● Requirements
Restate word for word the lines beginning at the one that contains "Write a LaTeX" and ending at the one that contains "(top) -- (bottom);"; include both and nothing else.

● Source data
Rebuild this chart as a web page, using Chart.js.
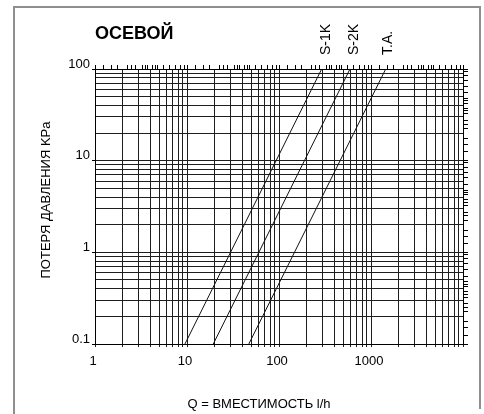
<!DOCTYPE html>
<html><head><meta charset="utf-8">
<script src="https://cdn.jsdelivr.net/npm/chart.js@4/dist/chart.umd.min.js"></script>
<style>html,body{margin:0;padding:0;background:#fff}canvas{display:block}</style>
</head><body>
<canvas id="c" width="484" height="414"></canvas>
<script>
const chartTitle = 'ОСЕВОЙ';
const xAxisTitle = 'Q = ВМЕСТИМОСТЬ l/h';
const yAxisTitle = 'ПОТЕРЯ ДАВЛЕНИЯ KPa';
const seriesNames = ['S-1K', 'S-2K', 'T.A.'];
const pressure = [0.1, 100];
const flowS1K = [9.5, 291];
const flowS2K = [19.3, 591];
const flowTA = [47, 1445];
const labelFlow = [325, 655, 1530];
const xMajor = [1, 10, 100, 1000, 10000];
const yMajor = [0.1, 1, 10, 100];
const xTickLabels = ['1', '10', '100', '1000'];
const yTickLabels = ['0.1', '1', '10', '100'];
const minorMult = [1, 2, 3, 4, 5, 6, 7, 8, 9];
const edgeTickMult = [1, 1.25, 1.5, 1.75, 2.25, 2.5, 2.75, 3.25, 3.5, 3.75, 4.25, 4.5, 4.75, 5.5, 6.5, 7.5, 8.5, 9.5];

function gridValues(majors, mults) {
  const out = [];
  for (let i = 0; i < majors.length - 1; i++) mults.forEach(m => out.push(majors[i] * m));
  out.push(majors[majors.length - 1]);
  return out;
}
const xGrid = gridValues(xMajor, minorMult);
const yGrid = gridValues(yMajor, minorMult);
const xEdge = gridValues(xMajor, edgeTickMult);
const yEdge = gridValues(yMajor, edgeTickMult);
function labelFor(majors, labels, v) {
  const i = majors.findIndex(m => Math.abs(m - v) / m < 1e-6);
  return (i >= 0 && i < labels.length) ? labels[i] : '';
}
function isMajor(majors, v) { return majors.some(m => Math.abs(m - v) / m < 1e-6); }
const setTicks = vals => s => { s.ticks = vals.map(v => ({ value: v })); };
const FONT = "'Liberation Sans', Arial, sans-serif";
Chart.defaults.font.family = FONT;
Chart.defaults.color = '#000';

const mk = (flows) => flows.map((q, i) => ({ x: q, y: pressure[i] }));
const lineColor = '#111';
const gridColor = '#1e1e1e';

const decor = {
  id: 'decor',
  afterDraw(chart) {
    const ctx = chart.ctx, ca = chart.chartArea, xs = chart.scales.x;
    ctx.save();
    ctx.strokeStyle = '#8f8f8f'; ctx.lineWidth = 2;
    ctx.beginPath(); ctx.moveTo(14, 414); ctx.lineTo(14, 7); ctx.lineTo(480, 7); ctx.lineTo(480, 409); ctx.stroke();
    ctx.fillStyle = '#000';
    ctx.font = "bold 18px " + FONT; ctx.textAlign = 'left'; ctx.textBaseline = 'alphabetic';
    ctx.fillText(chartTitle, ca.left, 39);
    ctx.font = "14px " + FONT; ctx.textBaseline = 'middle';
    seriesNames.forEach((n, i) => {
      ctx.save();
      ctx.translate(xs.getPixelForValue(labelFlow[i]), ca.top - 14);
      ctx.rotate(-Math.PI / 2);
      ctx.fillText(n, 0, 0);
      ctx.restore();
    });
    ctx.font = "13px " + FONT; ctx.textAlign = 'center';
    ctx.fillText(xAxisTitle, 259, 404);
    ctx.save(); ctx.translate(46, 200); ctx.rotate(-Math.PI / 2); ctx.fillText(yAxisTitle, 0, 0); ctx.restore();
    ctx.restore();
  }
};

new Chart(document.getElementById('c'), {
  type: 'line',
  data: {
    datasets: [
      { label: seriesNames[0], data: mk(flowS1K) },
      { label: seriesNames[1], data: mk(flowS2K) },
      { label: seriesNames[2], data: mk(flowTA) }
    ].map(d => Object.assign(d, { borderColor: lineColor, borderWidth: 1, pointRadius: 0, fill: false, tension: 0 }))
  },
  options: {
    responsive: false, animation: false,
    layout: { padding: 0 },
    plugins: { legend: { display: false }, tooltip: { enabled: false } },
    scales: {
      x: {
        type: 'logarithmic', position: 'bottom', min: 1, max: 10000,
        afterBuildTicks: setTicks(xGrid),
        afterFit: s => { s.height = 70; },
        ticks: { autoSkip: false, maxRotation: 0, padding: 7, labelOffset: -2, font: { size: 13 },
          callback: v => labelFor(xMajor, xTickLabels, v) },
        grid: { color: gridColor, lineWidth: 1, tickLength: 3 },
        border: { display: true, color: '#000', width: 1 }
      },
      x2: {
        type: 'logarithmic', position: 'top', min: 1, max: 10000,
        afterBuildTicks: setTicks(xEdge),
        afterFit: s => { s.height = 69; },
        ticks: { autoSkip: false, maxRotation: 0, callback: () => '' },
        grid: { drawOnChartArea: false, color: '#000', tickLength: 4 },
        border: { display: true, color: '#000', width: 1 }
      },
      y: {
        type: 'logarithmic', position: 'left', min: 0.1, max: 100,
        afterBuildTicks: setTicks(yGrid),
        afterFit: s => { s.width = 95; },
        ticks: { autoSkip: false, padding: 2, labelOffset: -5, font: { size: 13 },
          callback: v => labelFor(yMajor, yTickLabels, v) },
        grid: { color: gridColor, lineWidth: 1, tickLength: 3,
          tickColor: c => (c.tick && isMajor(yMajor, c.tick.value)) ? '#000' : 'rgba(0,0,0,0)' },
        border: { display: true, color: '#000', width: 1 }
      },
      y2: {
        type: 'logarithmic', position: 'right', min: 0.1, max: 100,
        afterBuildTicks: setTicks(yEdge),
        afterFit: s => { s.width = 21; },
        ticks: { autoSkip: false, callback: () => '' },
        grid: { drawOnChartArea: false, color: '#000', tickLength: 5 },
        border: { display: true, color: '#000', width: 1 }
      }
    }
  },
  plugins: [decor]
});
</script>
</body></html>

==

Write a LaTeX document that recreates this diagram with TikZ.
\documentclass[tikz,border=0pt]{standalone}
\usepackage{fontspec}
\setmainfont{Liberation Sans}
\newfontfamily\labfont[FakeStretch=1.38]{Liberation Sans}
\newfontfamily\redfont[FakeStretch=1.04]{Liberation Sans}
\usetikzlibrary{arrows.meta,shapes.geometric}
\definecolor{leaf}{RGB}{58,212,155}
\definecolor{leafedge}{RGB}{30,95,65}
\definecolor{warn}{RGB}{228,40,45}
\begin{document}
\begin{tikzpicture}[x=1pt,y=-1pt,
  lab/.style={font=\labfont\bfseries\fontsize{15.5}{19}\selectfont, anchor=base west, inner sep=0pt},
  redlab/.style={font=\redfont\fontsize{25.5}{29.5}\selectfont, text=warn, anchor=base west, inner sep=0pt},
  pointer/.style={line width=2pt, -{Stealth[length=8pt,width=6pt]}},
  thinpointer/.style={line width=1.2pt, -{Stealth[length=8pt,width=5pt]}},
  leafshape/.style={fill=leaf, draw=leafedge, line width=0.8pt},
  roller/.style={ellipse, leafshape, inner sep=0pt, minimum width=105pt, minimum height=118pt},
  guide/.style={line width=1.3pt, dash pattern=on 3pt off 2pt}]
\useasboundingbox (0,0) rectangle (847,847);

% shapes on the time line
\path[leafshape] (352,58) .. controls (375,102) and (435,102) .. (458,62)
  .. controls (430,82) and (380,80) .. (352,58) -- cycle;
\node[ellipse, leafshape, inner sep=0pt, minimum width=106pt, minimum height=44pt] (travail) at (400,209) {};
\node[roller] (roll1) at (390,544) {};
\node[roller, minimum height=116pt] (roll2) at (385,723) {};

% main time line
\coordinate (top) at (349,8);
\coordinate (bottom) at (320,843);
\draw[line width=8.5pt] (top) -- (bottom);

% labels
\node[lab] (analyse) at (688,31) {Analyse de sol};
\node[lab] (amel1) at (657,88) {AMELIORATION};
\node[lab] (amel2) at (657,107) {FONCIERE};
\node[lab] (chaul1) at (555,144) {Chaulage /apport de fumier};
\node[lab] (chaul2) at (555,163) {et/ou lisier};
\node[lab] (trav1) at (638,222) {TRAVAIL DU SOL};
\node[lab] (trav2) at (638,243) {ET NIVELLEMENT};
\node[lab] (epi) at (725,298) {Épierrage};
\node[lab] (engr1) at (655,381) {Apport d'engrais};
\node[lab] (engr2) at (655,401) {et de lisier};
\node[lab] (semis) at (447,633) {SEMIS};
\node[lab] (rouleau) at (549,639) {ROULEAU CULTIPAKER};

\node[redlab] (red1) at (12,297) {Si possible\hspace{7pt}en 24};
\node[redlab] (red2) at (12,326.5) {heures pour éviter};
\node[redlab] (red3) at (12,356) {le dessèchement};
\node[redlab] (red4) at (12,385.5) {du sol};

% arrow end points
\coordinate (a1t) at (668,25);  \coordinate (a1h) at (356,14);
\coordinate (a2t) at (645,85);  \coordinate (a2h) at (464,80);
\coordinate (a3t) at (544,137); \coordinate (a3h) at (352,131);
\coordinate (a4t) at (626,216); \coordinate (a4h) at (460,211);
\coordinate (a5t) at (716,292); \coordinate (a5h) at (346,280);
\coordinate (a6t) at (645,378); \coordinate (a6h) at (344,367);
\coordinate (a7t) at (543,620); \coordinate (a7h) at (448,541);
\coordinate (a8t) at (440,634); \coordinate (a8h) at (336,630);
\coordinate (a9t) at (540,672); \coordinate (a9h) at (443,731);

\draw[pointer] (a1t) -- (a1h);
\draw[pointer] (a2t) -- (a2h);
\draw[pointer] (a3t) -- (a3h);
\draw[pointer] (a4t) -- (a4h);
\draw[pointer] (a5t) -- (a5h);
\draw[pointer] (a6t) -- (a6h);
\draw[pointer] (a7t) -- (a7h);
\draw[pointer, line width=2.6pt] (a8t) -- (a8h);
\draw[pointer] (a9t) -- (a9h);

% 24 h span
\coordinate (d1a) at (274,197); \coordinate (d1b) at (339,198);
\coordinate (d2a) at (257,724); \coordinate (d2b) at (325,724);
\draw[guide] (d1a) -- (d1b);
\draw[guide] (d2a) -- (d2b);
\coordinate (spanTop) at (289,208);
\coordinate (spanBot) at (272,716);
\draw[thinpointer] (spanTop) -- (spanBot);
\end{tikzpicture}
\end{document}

---

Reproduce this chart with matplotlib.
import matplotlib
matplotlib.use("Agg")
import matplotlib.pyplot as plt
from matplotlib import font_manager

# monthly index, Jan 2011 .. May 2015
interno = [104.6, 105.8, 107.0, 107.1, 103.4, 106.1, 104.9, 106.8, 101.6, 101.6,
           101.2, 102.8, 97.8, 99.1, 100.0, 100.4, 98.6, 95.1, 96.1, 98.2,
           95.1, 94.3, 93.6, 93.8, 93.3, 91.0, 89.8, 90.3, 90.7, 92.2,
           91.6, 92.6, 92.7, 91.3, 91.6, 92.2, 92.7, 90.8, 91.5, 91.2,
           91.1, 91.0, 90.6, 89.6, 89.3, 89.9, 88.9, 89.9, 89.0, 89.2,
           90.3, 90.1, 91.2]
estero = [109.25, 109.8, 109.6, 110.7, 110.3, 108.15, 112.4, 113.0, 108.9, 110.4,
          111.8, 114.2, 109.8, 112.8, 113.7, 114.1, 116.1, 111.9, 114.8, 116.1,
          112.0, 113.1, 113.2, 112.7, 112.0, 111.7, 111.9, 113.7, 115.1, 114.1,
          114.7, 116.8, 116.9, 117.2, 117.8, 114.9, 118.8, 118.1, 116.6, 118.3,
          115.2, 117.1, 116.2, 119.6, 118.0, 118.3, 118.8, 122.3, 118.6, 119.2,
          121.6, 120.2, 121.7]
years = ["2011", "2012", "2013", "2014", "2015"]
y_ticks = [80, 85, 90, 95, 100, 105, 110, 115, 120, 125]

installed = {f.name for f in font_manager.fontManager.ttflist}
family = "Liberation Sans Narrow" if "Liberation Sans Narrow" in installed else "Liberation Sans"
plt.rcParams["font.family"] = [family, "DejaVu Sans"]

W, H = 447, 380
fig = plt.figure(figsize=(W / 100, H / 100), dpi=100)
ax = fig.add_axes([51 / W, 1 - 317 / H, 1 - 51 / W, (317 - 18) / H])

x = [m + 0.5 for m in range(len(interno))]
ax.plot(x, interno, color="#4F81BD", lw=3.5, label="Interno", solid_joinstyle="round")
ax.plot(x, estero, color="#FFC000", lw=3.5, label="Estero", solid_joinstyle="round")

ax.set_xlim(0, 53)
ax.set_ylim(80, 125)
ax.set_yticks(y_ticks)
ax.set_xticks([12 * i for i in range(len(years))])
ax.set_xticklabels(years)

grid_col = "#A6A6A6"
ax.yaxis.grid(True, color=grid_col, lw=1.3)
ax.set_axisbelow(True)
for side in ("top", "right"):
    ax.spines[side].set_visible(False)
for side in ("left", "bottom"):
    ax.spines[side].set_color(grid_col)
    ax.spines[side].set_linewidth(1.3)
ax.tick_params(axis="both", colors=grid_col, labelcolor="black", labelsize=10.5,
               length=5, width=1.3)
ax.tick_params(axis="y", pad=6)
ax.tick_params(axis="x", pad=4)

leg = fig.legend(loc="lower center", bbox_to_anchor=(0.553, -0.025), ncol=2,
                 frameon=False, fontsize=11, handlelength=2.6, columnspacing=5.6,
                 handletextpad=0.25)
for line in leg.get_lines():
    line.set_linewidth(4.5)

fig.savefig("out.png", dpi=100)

● Output for this task
Write a LaTeX document that recreates this diagram with TikZ.
\documentclass[tikz,border=0pt]{standalone}
\usepackage{fontspec}
\setmainfont{Liberation Sans}
\newfontfamily\labfont[FakeStretch=1.38]{Liberation Sans}
\newfontfamily\redfont[FakeStretch=1.04]{Liberation Sans}
\usetikzlibrary{arrows.meta,shapes.geometric}
\definecolor{leaf}{RGB}{58,212,155}
\definecolor{leafedge}{RGB}{30,95,65}
\definecolor{warn}{RGB}{228,40,45}
\begin{document}
\begin{tikzpicture}[x=1pt,y=-1pt,
  lab/.style={font=\labfont\bfseries\fontsize{15.5}{19}\selectfont, anchor=base west, inner sep=0pt},
  redlab/.style={font=\redfont\fontsize{25.5}{29.5}\selectfont, text=warn, anchor=base west, inner sep=0pt},
  pointer/.style={line width=2pt, -{Stealth[length=8pt,width=6pt]}},
  thinpointer/.style={line width=1.2pt, -{Stealth[length=8pt,width=5pt]}},
  leafshape/.style={fill=leaf, draw=leafedge, line width=0.8pt},
  roller/.style={ellipse, leafshape, inner sep=0pt, minimum width=105pt, minimum height=118pt},
  guide/.style={line width=1.3pt, dash pattern=on 3pt off 2pt}]
\useasboundingbox (0,0) rectangle (847,847);

% shapes on the time line
\path[leafshape] (352,58) .. controls (375,102) and (435,102) .. (458,62)
  .. controls (430,82) and (380,80) .. (352,58) -- cycle;
\node[ellipse, leafshape, inner sep=0pt, minimum width=106pt, minimum height=44pt] (travail) at (400,209) {};
\node[roller] (roll1) at (390,544) {};
\node[roller, minimum height=116pt] (roll2) at (385,723) {};

% main time line
\coordinate (top) at (349,8);
\coordinate (bottom) at (320,843);
\draw[line width=8.5pt] (top) -- (bottom);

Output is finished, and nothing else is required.